What this task involves
Can you set down, exactly as they appear below, the lines from the opening of the material through the one bearing "const xTicks = [0, 20, 40];", minus the pictures?

Material provided
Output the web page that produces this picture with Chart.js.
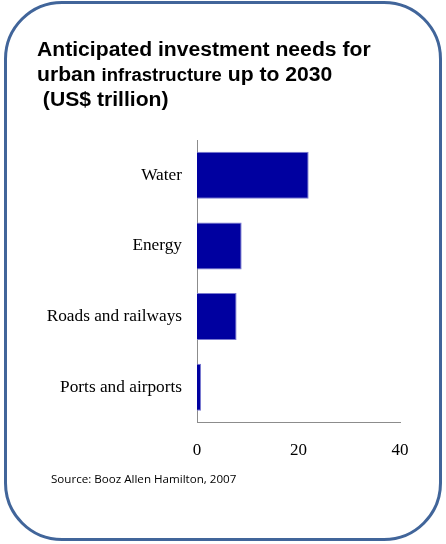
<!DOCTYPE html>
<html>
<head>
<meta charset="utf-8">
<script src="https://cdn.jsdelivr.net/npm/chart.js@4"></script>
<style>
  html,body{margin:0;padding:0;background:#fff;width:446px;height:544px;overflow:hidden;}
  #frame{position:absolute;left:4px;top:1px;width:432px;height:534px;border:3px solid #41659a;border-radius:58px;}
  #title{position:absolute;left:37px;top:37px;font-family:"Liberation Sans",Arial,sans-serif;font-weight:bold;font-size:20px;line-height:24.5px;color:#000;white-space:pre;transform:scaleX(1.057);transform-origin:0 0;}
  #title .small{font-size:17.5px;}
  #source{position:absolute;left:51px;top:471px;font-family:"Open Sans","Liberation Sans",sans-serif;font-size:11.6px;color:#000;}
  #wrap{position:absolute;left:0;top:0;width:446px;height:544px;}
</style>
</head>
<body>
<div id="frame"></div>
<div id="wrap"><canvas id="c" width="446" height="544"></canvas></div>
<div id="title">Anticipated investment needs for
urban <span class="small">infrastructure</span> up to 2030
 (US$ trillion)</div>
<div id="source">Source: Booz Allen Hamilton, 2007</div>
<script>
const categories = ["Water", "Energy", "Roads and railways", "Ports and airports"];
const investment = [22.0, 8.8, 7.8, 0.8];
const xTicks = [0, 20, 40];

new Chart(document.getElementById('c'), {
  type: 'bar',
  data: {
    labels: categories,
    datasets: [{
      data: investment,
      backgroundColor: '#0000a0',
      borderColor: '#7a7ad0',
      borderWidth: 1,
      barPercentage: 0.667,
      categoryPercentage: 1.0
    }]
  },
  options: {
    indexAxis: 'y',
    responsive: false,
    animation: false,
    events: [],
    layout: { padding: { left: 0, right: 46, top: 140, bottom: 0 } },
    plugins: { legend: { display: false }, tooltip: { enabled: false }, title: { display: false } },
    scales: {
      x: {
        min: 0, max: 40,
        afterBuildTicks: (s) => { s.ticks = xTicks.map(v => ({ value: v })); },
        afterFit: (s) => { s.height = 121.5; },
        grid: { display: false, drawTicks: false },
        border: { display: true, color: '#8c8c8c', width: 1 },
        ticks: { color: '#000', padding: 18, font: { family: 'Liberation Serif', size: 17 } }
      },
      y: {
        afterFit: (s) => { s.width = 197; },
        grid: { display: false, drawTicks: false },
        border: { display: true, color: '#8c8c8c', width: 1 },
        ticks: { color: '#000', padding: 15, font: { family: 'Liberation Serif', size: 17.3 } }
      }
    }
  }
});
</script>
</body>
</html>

Completed exercise
Output the web page that produces this picture with Chart.js.
<!DOCTYPE html>
<html>
<head>
<meta charset="utf-8">
<script src="https://cdn.jsdelivr.net/npm/chart.js@4"></script>
<style>
  html,body{margin:0;padding:0;background:#fff;width:446px;height:544px;overflow:hidden;}
  #frame{position:absolute;left:4px;top:1px;width:432px;height:534px;border:3px solid #41659a;border-radius:58px;}
  #title{position:absolute;left:37px;top:37px;font-family:"Liberation Sans",Arial,sans-serif;font-weight:bold;font-size:20px;line-height:24.5px;color:#000;white-space:pre;transform:scaleX(1.057);transform-origin:0 0;}
  #title .small{font-size:17.5px;}
  #source{position:absolute;left:51px;top:471px;font-family:"Open Sans","Liberation Sans",sans-serif;font-size:11.6px;color:#000;}
  #wrap{position:absolute;left:0;top:0;width:446px;height:544px;}
</style>
</head>
<body>
<div id="frame"></div>
<div id="wrap"><canvas id="c" width="446" height="544"></canvas></div>
<div id="title">Anticipated investment needs for
urban <span class="small">infrastructure</span> up to 2030
 (US$ trillion)</div>
<div id="source">Source: Booz Allen Hamilton, 2007</div>
<script>
const categories = ["Water", "Energy", "Roads and railways", "Ports and airports"];
const investment = [22.0, 8.8, 7.8, 0.8];
const xTicks = [0, 20, 40];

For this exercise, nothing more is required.